Andrew Lansley added:
“This mustn’t detract from the hard work put in by frontline staff everyday in South London. It would not be fair to those staff to let the Trust continue as it has been and we are committed to preserving the high quality of care that their patients have come to expect.
“Matthew has extensive senior leadership and management experience within the NHS at board level in acute hospitals, and as a former Chief Executive in a high performing NHS Foundation Trust. I am confident that with the regime I am enacting today in place, and working extensively with clinicians, health service leaders, patients and local people, Matthew will have the tools and framework in place to find a long-term satisfactory solution for the people of south east London.”
On his appointment as the Trust Special Administrator at South London Healthcare NHS Trust, Matthew Kershaw said:
“My priority is to work with staff, patients, the public and all those involved in healthcare services in the south east London area to maintain high quality, effective services during the running of the Unsustainable Provider Regime. This means developing recommendations that ensure that people in south east London can access high quality, safe, and financially sustainable NHS services for the long-term.

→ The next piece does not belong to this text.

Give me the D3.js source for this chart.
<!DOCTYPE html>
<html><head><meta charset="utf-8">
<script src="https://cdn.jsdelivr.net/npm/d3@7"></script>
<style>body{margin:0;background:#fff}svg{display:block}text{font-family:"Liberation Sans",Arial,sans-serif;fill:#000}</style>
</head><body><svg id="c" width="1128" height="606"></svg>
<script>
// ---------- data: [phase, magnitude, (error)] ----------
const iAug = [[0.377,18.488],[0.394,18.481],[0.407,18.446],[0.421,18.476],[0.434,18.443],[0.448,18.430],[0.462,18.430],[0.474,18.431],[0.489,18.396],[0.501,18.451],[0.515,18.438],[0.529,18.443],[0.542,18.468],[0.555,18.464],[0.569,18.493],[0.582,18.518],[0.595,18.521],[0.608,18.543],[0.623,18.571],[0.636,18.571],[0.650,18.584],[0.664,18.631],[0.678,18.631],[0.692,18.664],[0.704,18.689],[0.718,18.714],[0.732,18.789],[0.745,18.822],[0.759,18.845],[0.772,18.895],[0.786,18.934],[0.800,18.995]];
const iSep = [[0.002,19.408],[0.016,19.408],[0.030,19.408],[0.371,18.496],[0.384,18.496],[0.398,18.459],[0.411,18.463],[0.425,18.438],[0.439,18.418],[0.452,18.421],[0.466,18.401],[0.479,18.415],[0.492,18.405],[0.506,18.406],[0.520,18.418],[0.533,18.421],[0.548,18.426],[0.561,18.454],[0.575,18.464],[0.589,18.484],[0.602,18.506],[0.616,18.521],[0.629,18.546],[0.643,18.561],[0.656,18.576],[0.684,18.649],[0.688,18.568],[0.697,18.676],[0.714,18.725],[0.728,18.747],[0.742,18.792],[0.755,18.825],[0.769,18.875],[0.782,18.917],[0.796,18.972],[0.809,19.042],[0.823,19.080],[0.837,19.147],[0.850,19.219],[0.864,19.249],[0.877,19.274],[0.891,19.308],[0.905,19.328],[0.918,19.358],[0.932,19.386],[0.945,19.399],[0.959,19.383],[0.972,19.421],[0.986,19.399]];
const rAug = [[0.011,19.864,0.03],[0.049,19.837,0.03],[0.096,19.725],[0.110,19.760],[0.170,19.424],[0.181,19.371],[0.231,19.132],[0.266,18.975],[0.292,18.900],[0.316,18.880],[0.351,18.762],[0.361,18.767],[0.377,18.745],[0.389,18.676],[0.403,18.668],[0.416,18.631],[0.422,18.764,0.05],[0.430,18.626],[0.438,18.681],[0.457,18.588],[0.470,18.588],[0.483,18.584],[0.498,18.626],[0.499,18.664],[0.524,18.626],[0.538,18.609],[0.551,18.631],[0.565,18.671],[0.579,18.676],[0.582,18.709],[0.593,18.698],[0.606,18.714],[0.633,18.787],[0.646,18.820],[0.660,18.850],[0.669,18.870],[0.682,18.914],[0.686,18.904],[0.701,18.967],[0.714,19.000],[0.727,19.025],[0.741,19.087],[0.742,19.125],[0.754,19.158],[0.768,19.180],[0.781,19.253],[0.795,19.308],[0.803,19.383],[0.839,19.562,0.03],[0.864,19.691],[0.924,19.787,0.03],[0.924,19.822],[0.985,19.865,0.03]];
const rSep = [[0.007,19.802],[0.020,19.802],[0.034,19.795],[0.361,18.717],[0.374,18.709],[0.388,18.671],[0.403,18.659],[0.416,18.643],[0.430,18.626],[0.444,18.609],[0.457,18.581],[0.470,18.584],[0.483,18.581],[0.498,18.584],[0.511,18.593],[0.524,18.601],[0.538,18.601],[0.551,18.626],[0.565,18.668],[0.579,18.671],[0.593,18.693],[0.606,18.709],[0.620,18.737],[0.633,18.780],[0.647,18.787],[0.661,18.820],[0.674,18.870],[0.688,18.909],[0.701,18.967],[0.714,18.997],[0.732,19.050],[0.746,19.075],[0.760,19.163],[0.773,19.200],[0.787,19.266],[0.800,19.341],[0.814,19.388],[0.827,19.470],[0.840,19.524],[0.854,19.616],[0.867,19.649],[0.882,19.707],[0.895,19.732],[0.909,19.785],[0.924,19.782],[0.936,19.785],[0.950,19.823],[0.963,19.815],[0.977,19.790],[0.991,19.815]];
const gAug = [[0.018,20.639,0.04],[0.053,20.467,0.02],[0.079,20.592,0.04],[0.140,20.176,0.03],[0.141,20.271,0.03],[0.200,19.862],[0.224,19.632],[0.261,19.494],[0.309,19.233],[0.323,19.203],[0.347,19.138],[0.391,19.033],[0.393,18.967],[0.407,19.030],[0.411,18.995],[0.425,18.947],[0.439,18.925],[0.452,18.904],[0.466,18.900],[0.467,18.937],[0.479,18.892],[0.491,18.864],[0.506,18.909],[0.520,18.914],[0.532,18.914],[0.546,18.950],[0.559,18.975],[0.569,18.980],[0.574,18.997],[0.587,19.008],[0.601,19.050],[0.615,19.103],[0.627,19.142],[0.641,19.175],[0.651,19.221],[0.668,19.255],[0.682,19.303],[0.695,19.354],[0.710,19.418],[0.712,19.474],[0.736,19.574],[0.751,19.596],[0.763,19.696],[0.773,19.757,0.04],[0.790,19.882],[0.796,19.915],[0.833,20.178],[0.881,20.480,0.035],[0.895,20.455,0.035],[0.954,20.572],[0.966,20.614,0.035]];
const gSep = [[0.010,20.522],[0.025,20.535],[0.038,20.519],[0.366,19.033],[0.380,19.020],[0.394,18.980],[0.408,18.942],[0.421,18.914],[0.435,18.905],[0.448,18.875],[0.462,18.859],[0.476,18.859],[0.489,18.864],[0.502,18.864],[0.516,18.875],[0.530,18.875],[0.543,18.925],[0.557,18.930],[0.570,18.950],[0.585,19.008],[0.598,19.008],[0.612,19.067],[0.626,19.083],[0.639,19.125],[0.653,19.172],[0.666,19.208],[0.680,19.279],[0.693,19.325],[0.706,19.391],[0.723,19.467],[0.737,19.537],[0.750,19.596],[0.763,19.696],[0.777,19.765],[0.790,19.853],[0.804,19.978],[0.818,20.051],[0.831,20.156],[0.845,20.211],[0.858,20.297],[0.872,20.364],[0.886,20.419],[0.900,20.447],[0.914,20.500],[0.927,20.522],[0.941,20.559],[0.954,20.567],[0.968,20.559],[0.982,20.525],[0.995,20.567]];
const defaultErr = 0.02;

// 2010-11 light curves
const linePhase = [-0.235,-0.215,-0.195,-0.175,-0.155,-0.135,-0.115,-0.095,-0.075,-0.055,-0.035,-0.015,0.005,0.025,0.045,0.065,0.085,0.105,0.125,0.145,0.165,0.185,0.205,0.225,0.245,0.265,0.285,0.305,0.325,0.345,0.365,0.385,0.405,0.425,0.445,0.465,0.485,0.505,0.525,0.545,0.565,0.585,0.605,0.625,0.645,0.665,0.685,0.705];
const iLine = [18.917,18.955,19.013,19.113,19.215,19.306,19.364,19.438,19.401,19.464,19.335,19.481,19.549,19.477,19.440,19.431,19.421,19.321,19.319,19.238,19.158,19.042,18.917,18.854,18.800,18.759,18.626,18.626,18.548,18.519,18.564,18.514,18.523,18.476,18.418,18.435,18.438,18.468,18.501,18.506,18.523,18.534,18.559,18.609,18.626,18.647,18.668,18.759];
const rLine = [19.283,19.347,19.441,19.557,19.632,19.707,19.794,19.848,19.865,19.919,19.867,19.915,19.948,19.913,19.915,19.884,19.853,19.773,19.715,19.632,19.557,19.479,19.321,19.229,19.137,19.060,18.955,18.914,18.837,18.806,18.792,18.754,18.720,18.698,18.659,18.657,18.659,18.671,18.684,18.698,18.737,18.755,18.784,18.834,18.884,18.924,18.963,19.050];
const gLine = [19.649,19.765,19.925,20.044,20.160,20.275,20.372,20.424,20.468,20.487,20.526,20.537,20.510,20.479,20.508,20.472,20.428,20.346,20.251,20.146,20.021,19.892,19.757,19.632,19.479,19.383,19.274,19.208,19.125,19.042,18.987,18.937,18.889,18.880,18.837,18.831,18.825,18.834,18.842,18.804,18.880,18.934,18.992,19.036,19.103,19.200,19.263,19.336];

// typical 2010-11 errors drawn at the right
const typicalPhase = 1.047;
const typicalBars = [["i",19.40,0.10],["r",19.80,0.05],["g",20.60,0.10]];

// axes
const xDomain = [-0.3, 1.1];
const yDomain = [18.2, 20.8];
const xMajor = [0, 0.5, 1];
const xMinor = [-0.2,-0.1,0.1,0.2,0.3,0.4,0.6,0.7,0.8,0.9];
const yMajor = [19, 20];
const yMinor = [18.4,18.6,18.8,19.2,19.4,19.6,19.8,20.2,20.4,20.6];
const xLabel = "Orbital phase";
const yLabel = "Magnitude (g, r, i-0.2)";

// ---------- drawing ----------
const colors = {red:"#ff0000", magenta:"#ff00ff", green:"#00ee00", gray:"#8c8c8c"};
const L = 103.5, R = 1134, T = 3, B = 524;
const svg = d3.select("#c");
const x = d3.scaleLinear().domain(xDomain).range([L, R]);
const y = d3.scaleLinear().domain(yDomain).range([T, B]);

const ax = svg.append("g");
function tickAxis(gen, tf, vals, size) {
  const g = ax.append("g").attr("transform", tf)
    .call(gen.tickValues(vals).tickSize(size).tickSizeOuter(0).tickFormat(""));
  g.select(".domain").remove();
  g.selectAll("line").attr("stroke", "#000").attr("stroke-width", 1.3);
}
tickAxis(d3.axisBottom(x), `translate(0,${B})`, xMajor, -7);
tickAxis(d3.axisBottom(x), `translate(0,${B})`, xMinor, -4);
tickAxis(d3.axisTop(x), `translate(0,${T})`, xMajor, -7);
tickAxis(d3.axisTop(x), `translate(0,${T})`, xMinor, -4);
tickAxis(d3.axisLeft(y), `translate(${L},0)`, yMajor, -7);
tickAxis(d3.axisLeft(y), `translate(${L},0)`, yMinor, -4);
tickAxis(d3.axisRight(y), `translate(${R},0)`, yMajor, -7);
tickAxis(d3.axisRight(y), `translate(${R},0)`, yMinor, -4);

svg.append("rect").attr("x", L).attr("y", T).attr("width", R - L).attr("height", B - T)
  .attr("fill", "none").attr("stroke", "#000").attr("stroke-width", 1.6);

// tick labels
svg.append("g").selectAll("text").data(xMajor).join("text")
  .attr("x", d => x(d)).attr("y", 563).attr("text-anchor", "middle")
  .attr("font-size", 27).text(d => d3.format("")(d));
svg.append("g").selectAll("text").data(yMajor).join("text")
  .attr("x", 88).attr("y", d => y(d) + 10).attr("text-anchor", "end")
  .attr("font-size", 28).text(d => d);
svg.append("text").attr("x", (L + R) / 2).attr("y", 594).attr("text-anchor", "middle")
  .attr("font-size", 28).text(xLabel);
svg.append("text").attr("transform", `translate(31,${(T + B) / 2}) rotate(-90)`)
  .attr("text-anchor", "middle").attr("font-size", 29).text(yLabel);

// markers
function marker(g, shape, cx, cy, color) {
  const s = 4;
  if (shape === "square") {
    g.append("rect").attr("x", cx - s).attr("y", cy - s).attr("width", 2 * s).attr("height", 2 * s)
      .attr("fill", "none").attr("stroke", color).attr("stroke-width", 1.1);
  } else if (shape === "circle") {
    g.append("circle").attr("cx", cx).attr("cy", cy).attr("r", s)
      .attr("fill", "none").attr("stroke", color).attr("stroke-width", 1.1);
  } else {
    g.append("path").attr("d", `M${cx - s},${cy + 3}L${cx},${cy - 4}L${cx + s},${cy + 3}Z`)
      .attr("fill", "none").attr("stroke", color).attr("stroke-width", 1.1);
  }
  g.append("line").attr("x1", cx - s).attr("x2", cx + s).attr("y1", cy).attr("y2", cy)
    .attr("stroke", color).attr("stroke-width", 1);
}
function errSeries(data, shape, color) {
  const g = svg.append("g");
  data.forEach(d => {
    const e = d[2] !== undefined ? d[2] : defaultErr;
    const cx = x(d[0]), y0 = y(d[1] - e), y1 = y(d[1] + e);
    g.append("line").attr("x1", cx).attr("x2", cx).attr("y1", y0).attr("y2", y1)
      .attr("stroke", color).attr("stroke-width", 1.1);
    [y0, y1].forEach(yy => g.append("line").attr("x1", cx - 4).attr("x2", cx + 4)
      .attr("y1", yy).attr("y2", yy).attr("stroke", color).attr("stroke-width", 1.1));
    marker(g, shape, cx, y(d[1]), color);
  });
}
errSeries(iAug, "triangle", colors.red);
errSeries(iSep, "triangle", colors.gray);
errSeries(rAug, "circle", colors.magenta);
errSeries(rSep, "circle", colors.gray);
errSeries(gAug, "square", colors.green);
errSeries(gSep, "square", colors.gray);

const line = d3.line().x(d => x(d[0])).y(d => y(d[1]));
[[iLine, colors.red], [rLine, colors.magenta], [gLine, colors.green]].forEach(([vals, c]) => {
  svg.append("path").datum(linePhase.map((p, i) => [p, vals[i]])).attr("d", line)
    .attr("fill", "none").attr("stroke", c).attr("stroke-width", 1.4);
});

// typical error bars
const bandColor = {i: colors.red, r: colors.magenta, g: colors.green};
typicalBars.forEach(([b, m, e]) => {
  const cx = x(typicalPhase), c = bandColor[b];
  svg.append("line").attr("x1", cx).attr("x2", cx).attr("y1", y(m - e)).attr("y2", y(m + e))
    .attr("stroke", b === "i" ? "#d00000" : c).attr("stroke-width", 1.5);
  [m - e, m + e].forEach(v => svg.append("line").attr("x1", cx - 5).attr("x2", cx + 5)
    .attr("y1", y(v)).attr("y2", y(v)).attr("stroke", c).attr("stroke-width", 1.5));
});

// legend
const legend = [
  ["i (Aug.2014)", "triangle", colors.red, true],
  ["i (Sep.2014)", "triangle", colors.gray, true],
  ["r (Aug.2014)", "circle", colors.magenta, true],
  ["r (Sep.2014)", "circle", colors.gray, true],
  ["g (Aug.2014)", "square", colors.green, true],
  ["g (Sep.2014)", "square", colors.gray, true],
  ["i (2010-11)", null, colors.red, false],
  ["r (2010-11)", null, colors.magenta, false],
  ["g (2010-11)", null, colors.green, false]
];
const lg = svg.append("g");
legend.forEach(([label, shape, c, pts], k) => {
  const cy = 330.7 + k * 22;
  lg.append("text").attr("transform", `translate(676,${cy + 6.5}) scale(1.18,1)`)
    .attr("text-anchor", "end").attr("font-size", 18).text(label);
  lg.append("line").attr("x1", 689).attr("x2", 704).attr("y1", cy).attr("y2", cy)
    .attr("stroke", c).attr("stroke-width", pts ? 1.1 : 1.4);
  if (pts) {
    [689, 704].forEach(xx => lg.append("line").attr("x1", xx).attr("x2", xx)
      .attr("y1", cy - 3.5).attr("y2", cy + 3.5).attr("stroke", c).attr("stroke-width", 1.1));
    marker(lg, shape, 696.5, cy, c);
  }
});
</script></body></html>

Together we will need to think differently, be bold and accept that change needs to happen. The status quo is not sustainable.

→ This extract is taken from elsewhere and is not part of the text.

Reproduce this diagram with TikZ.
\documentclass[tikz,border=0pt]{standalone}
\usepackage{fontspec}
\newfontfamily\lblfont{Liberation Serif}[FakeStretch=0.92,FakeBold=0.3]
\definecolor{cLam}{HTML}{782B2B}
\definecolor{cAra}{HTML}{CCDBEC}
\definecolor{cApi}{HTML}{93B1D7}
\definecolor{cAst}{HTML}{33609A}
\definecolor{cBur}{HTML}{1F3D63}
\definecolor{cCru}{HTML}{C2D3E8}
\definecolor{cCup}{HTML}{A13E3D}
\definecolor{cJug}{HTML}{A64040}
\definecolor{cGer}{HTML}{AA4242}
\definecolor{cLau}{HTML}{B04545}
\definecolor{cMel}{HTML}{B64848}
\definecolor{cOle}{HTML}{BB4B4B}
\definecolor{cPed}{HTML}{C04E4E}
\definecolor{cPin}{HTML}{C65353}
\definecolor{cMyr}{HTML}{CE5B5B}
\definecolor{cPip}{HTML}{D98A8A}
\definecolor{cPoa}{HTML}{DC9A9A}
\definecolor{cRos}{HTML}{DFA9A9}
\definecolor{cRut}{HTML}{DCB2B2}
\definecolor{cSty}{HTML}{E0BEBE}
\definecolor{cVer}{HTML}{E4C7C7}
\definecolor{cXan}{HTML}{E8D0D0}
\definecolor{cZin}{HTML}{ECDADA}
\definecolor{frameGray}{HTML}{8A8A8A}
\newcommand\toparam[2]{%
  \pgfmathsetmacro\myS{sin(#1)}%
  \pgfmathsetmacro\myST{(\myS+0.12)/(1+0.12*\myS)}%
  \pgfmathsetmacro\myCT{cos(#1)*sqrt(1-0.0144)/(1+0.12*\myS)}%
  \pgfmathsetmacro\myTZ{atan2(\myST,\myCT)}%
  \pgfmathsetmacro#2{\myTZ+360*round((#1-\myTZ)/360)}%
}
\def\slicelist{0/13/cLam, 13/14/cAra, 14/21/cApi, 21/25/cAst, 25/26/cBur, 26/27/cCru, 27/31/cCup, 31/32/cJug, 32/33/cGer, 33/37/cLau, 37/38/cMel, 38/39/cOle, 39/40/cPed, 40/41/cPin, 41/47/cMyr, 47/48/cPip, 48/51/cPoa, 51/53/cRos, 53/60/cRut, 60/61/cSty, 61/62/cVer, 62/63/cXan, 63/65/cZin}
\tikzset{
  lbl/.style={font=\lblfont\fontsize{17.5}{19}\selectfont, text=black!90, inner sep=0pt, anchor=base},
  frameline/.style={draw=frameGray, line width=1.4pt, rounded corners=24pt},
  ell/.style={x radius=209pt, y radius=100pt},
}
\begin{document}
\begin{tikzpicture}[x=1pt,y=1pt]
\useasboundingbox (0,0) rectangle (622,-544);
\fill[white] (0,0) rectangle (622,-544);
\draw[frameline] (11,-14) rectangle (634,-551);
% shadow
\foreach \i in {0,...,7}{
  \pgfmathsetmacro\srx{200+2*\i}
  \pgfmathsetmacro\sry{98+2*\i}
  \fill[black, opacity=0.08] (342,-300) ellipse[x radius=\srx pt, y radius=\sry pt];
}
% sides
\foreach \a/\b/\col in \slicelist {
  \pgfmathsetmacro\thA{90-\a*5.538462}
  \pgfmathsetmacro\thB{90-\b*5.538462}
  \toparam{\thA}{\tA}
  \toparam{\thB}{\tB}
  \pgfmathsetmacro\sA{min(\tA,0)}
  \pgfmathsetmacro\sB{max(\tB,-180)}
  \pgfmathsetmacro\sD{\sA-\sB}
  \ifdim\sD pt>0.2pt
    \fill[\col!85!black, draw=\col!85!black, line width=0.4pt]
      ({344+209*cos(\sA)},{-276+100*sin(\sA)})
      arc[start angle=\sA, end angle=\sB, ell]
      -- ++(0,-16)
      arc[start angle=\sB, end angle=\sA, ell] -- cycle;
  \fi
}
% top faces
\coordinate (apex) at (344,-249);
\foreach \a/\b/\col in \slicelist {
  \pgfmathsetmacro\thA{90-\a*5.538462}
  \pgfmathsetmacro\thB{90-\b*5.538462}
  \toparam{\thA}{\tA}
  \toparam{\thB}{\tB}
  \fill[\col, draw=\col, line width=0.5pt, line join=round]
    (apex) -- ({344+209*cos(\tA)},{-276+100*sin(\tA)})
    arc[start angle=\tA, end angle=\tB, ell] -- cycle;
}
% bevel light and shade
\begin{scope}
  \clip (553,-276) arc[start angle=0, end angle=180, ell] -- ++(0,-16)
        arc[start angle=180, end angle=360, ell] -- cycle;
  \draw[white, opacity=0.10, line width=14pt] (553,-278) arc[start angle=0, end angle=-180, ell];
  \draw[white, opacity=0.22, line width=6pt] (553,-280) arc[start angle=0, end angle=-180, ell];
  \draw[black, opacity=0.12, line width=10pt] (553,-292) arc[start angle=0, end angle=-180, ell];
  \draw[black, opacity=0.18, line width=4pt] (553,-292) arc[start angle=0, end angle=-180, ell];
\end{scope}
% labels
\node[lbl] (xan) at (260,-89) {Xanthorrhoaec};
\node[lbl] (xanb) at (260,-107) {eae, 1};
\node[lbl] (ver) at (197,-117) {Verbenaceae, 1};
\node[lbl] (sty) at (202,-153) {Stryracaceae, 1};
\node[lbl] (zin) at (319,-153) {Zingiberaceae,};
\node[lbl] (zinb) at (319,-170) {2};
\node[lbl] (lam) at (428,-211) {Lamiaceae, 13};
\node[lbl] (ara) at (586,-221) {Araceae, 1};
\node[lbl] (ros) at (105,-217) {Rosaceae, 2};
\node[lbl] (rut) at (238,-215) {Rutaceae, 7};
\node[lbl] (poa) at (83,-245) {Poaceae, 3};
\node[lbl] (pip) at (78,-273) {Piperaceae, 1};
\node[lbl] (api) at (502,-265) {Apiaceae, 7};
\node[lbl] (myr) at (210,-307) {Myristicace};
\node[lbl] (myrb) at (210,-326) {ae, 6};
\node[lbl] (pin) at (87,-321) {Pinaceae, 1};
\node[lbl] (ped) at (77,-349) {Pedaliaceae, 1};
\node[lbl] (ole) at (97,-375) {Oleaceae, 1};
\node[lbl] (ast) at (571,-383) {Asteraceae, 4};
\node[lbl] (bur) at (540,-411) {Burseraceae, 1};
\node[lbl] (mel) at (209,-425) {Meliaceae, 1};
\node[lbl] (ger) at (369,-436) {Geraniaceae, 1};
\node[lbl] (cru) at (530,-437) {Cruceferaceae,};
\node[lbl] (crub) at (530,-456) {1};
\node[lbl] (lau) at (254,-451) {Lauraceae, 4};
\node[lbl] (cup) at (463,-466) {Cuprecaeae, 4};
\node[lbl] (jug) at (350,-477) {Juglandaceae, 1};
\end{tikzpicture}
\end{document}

“There have been some recent improvements in clinical standards at the Trust but these are not being delivered within budget. The Trust is overspending by £1.3 million each week, meaning vital resources are being diverted away from other services and communities - this is not acceptable or fair. Patients and taxpayers deserve more than this. I am committed to the NHS and committed to ensuring patients and tax-payers both get a good deal in south east London.”
Notes to Editors:
1. Mathew Kershaw is currently National Director for Provider Delivery at the Department of Health, on secondment from his substantive post as Chief Executive Officer at Salisbury NHS Foundation Trust. He has worked in the NHS since 1993, latterly in key senior leadership roles in acute trusts and in national policy development and implementation for the Department of Health. In particular, he has led work supporting NHS trusts become organisations providing sustainable high quality services to patients efficiently and therefore, achieve FT status.
2. As Trust Special Administrator Matthew Kershaw is accountable to the Secretary of State for Health and will become the Accountable Officer for South London Healthcare NHS Trust from Monday 16 July. He will assume the duties and responsibilities of the Board which is automatically suspended on enactment of the Unsustainable Provider Regime. Board duties and responsibilities transfer from Monday 16 July 2012.
3. The use of the term ‘Trust Special Administrator’ as set out in the legislation for UPR in the Health and Social Care Act of 2006, does not equate to the role of a legal Administrator outside of the NHS. The trust is not ‘in administration’ and insolvency legislation is not applicable to NHS Trusts. It will continue to provide services and treatment to patients in South East London as now - business as usual prevails.
4. The legal timeframe for the UPR at South London Healthcare Trust will be: an initial 75 working day phase developing recommendations and drafting a report; a 30 working day public consultation period on that report and its recommendations; followed by a 15 day period to finalise the report of recommendations for the Secretary of State for Health. The Secretary of State then has 20 working days to consider the report and make a decision on the way services will be delivered in the future.